How Stores Set Sale Prices

Discounts feel spontaneous — a banner appears, a percentage drops — but almost nothing about retail pricing is improvised. Every markdown percentage, every price ending in .99, and every sale date is the output of a system designed to move inventory while protecting margin. Once you understand the logic, the discounts stop feeling like luck and start looking like a schedule you can plan around.

Margin is the number that matters

A store's room to discount is set by its gross margin — the gap between what it paid for an item and what it sells it for. Apparel often carries a "keystone" markup, meaning the retail price is roughly double the wholesale cost. That structure is precisely why clothing can hit 50% off and still break even: a 50% discount on a keystone-marked item brings the price back down to what the store paid.

Categories with thin margins behave differently. Electronics and groceries operate on much smaller markups, which is why you rarely see a 50%-off television but routinely see 50%-off sweaters.

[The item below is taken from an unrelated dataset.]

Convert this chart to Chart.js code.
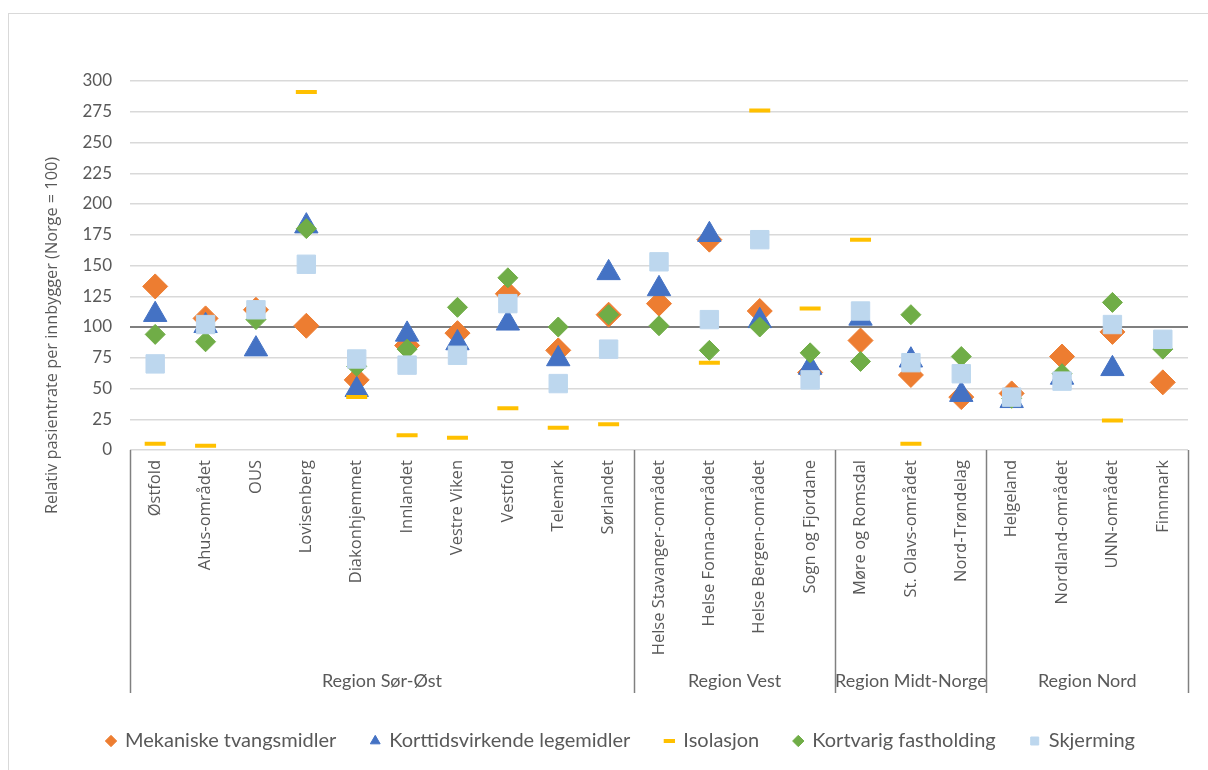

When you notice a category never discounts deeply, it's usually telling you the margin isn't there — not that the retailer is being stingy.

The markdown ladder

Most retailers move unsold goods down a predictable staircase rather than jumping straight to clearance. A typical seasonal ladder looks like this:

  • Full price while demand is fresh and sizes are complete.
  • 20–30% off as the first promotional nudge, often tied to a holiday weekend.
  • 40% off once sell-through slows — the inventory-turnover threshold.
  • 50–60% off as the season ends and floor space is needed for new stock.
  • 75% off as a final liquidation on whatever survived every earlier step.

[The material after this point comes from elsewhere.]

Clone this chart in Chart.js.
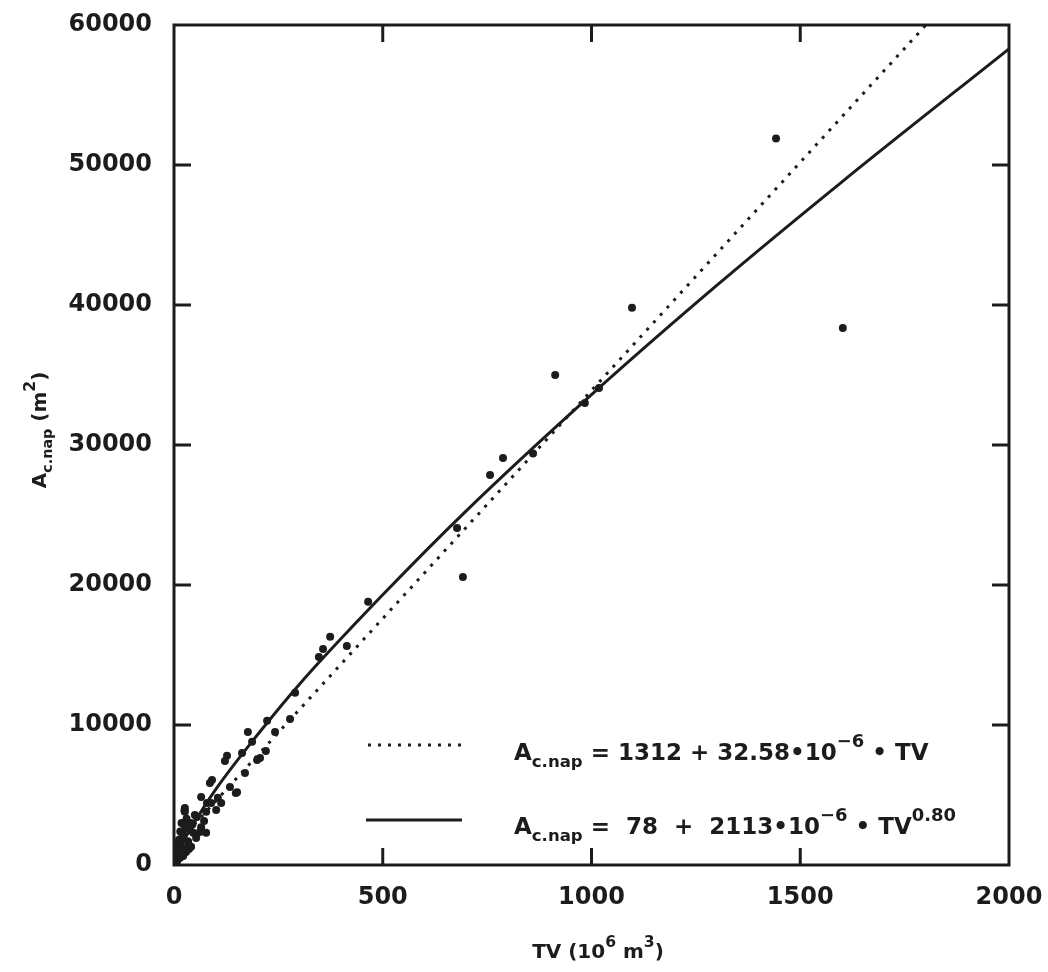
<!DOCTYPE html>
<html>
<head>
<meta charset="utf-8">
<script src="https://cdn.jsdelivr.net/npm/chart.js@4.4.0/dist/chart.umd.min.js"></script>
<style>
  html, body { margin: 0; padding: 0; background: #fff; }
  #wrap { width: 1048px; height: 972px; }
</style>
</head>
<body>
<div id="wrap"><canvas id="chart" width="1048" height="972"></canvas></div>
<script>
// observed reservoirs: total volume (10^6 m3) vs area
const obsTV = [1442, 1097, 1602, 913, 788, 757, 692, 678, 860, 984, 1018,
  465, 374, 357, 347, 414, 290, 278, 223, 177, 242, 187, 163, 127, 122, 220, 206, 199, 170,
  91, 151, 105, 79, 55, 86, 134, 148, 65, 89, 26, 26, 50, 77, 41, 65, 29, 22, 46, 77, 34,
  17, 41, 10, 29, 2, 14, 1, 7, 22, 36, 53, 62, 72, 101, 113,
  3, 5, 8, 12, 15, 20, 18, 24, 30, 38, 44, 33, 28, 4, 9, 13, 20, 25];
const obsA = [51900, 39800, 38350, 35000, 29070, 27850, 20570, 24070, 29400, 33000, 34070,
  18800, 16300, 15430, 14850, 15640, 12300, 10430, 10300, 9500, 9500, 8800, 8000, 7800, 7430, 8150, 7650, 7500, 6570,
  6070, 5200, 4800, 4430, 3430, 5850, 5570, 5150, 4860, 4430, 3800, 4070, 3570, 3800, 3000, 2700, 2640, 2150, 2300, 2300, 1650,
  1300, 1300, 860, 930, 360, 500, 100, 210, 640, 1150, 1930, 2360, 3150, 3930, 4430,
  700, 1000, 1500, 1800, 2400, 2000, 3000, 2900, 3300, 2500, 2900, 1700, 1200, 300, 600, 1100, 900, 3900];

// linear fit (dotted)
const linTV = [0, 1801];
const linA = [1312, 60000];

// power fit (solid)
const powTV = [0, 5, 20, 50, 100, 200, 300, 500, 700, 1000, 1300, 1600, 2000];
const powA = [80, 560, 1550, 3100, 5400, 9300, 12900, 19300, 25300, 33600, 41400, 48800, 58300];

const xTicks = [0, 500, 1000, 1500, 2000];
const yTicks = [0, 10000, 20000, 30000, 40000, 50000, 60000];

const INK = '#1c1c1c';
const FONT = '"DejaVu Sans", Arial, sans-serif';

const toXY = (xs, ys) => xs.map((x, i) => ({ x: x, y: ys[i] }));

// draws text pieces with sub/superscripts, returns end x
function drawRich(ctx, parts, x, y, size) {
  parts.forEach(p => {
    let s = size, dy = 0;
    if (p.sub) { s = size * 0.72; dy = size * 0.3; }
    if (p.sup) { s = size * 0.78; dy = -size * 0.55; }
    ctx.font = 'bold ' + s + 'px ' + FONT;
    ctx.fillText(p.t, x, y + dy);
    x += ctx.measureText(p.t).width;
  });
  return x;
}
function richWidth(ctx, parts, size) {
  let w = 0;
  parts.forEach(p => {
    const s = p.sub ? size * 0.72 : p.sup ? size * 0.78 : size;
    ctx.font = 'bold ' + s + 'px ' + FONT;
    w += ctx.measureText(p.t).width;
  });
  return w;
}

const decor = {
  id: 'decor',
  beforeDraw(chart) {
    const ctx = chart.ctx;
    ctx.save();
    ctx.fillStyle = '#fff';
    ctx.fillRect(0, 0, chart.width, chart.height);
    ctx.restore();
  },
  afterDraw(chart) {
    const ctx = chart.ctx;
    const a = chart.chartArea;
    const xs = chart.scales.x, ys = chart.scales.y;
    ctx.save();
    ctx.strokeStyle = INK;
    ctx.lineWidth = 3;
    ctx.strokeRect(a.left, a.top, a.right - a.left, a.bottom - a.top);
    // inward ticks
    ctx.beginPath();
    xTicks.slice(1, -1).forEach(v => {
      const px = xs.getPixelForValue(v);
      ctx.moveTo(px, a.bottom); ctx.lineTo(px, a.bottom - 17);
      ctx.moveTo(px, a.top); ctx.lineTo(px, a.top + 17);
    });
    yTicks.slice(1, -1).forEach(v => {
      const py = ys.getPixelForValue(v);
      ctx.moveTo(a.left, py); ctx.lineTo(a.left + 17, py);
      ctx.moveTo(a.right, py); ctx.lineTo(a.right - 17, py);
    });
    ctx.stroke();

    // legend
    ctx.fillStyle = INK;
    ctx.textBaseline = 'alphabetic';
    ctx.textAlign = 'left';
    ctx.lineWidth = 3;
    ctx.setLineDash([3, 7]);
    ctx.beginPath(); ctx.moveTo(368, 745); ctx.lineTo(462, 745); ctx.stroke();
    ctx.setLineDash([]);
    ctx.beginPath(); ctx.moveTo(366, 820); ctx.lineTo(462, 820); ctx.stroke();
    drawRich(ctx, [{ t: 'A' }, { t: 'c.nap', sub: true }, { t: ' = 1312 + 32.58•10' },
      { t: '−6', sup: true }, { t: ' • TV' }], 514, 760, 23);
    drawRich(ctx, [{ t: 'A' }, { t: 'c.nap', sub: true }, { t: ' =  78  +  2113•10' },
      { t: '−6', sup: true }, { t: ' • TV' }, { t: '0.80', sup: true }], 514, 834, 23);

    // axis titles
    const xt = [{ t: 'TV (10' }, { t: '6', sup: true }, { t: ' m' }, { t: '3', sup: true }, { t: ')' }];
    const xw = richWidth(ctx, xt, 20);
    drawRich(ctx, xt, 598 - xw / 2, 958, 20);
    const yt = [{ t: 'A' }, { t: 'c.nap', sub: true }, { t: ' (m' }, { t: '2', sup: true }, { t: ')' }];
    const yw = richWidth(ctx, yt, 20);
    ctx.translate(46, 430);
    ctx.rotate(-Math.PI / 2);
    drawRich(ctx, yt, -yw / 2, 0, 20);
    ctx.restore();
  }
};

new Chart(document.getElementById('chart'), {
  type: 'scatter',
  data: {
    datasets: [
      {
        data: toXY(obsTV, obsA),
        pointRadius: 4,
        pointBackgroundColor: INK,
        pointBorderWidth: 0,
        showLine: false
      },
      {
        data: toXY(linTV, linA),
        showLine: true,
        pointRadius: 0,
        borderColor: INK,
        borderWidth: 3,
        borderDash: [3, 7]
      },
      {
        data: toXY(powTV, powA),
        showLine: true,
        pointRadius: 0,
        borderColor: INK,
        borderWidth: 3,
        cubicInterpolationMode: 'monotone'
      }
    ]
  },
  options: {
    responsive: false,
    animation: false,
    layout: { padding: { top: 25, right: 39, left: 0, bottom: 0 } },
    plugins: { legend: { display: false }, tooltip: { enabled: false } },
    scales: {
      x: {
        min: 0, max: 2000,
        afterBuildTicks: s => { s.ticks = xTicks.map(v => ({ value: v })); },
        afterFit: s => { s.height = 107; s.paddingLeft = 0; s.paddingRight = 0; },
        grid: { display: false, drawTicks: false },
        border: { display: false },
        ticks: { color: INK, padding: 18, font: { family: FONT, size: 24, weight: 'bold' }, callback: v => String(v) }
      },
      y: {
        min: 0, max: 60000,
        afterBuildTicks: s => { s.ticks = yTicks.map(v => ({ value: v })); },
        afterFit: s => { s.width = 174; s.paddingTop = 0; s.paddingBottom = 0; },
        grid: { display: false, drawTicks: false },
        border: { display: false },
        ticks: { color: INK, padding: 22, font: { family: FONT, size: 24, weight: 'bold' }, callback: v => String(v) }
      }
    }
  },
  plugins: [decor]
});
</script>
</body>
</html>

Each rung trades price for selection. The discount gets deeper precisely because the remaining sizes and colors are the ones nobody wanted earlier. Knowing the ladder tells you the real question isn't "how low will it go?" but "will my size still be here when it does?"

Why prices end in .99

Charm pricing — ending a price in .99 or .95 — survives because it works. Shoppers read prices left to right, so $19.99 anchors on the "19" and registers as meaningfully cheaper than $20, even though the difference is a penny. Stores also use price endings as internal signals: in some chains a price ending in .99 means "current season," while .97 or .98 quietly flags clearance that won't be restocked. If you learn your favorite store's ending convention, the price tag itself tells you whether a deeper cut is coming.

The discount calendar

Sales cluster on the same dates every year because they're tied to inventory cycles and the retail calendar, not to generosity. A rough map of the US year:

  • Late January–February: winter clearance hits its deepest markdowns; holiday-themed goods reach 75% off.
  • Memorial Day (late May): mattresses, furniture, and the first big apparel events.
  • July: mid-summer clearance and back-to-school ramp-up.
  • Labor Day (early September): summer apparel clears as fall stock lands.
  • Black Friday / Cyber Monday: the deepest broad-based discounts of the year, especially for electronics.
  • December 26 onward: post-holiday clearance and the steepest end-of-year markdowns.

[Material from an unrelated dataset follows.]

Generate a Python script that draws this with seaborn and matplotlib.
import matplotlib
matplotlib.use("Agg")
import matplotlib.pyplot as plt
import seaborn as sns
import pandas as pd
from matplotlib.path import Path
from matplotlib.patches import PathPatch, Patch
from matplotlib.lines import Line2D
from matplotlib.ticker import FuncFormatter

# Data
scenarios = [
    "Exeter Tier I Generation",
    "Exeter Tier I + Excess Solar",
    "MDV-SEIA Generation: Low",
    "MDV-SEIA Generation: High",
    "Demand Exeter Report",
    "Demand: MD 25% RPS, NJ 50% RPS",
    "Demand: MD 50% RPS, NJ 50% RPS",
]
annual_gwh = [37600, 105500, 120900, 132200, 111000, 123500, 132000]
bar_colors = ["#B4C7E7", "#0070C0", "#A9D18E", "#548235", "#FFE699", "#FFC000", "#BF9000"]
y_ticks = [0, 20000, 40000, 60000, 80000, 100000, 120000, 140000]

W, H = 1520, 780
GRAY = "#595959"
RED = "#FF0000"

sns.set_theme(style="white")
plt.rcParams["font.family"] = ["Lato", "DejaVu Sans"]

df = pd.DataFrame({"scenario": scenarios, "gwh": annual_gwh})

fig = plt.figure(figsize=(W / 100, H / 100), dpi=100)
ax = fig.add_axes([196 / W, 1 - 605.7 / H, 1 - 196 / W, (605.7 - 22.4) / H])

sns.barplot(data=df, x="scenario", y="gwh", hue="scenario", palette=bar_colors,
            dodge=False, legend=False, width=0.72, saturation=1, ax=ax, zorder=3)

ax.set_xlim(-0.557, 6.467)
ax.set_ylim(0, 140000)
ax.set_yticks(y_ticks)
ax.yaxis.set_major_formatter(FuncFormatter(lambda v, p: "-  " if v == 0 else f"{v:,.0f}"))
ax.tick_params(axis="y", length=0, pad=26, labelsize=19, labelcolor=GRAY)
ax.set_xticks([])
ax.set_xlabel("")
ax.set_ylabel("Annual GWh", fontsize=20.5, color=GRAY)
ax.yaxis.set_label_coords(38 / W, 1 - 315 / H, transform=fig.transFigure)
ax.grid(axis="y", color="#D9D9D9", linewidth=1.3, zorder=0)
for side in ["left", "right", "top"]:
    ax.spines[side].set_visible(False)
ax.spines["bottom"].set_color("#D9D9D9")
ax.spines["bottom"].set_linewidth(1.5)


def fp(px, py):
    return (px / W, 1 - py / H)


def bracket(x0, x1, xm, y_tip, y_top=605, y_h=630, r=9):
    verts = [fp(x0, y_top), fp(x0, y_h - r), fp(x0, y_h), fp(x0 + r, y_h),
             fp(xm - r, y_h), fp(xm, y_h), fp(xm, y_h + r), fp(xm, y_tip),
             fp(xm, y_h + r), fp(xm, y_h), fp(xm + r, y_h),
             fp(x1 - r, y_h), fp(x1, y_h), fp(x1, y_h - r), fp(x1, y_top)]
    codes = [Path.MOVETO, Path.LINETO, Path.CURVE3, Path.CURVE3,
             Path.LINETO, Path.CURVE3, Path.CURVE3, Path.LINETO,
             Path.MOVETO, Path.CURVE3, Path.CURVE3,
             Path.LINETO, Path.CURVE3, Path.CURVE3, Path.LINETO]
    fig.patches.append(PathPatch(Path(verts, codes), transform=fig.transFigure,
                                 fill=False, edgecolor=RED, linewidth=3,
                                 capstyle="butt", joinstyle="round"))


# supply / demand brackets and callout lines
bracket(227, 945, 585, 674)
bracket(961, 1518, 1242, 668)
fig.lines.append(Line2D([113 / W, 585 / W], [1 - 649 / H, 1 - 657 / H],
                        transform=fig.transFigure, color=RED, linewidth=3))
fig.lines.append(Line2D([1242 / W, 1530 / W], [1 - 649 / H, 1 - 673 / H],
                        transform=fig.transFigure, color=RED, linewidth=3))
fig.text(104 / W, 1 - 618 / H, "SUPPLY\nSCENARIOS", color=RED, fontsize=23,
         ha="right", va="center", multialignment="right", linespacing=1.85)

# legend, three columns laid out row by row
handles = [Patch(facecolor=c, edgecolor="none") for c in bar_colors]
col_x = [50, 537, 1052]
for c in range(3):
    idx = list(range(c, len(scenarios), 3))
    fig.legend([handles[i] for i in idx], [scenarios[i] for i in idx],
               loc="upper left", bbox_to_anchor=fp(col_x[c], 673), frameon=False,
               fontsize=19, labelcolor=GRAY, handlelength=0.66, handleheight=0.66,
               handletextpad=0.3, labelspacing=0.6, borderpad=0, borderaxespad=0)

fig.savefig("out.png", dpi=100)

If a purchase can wait, matching it to its category's window often beats any random midseason coupon.

What a discount is really buying the store

It helps to remember that a markdown isn't a gift — it's a transaction the retailer wants. A discount buys foot traffic, clears aging stock off the books, hits quarterly sell-through targets, and acquires new customers cheaply. The 30%-off new-customer code costs the store far less than buying an ad to reach you. None of that makes the deal bad; it just means the discount exists to serve the store's goals first. Your job is to take the ones that also serve yours.

Putting it to use

Three habits turn this knowledge into money saved. First, learn which categories can discount deeply and don't wait for a 50%-off TV that will never come. Second, map big purchases to their calendar window instead of buying on impulse. Third, when a markdown appears, use the ladder to judge whether to grab it now or risk waiting for the next rung. A quick discount calculator check on the actual dollar saving — not the headline percentage — keeps the decision grounded in what you'll really pay.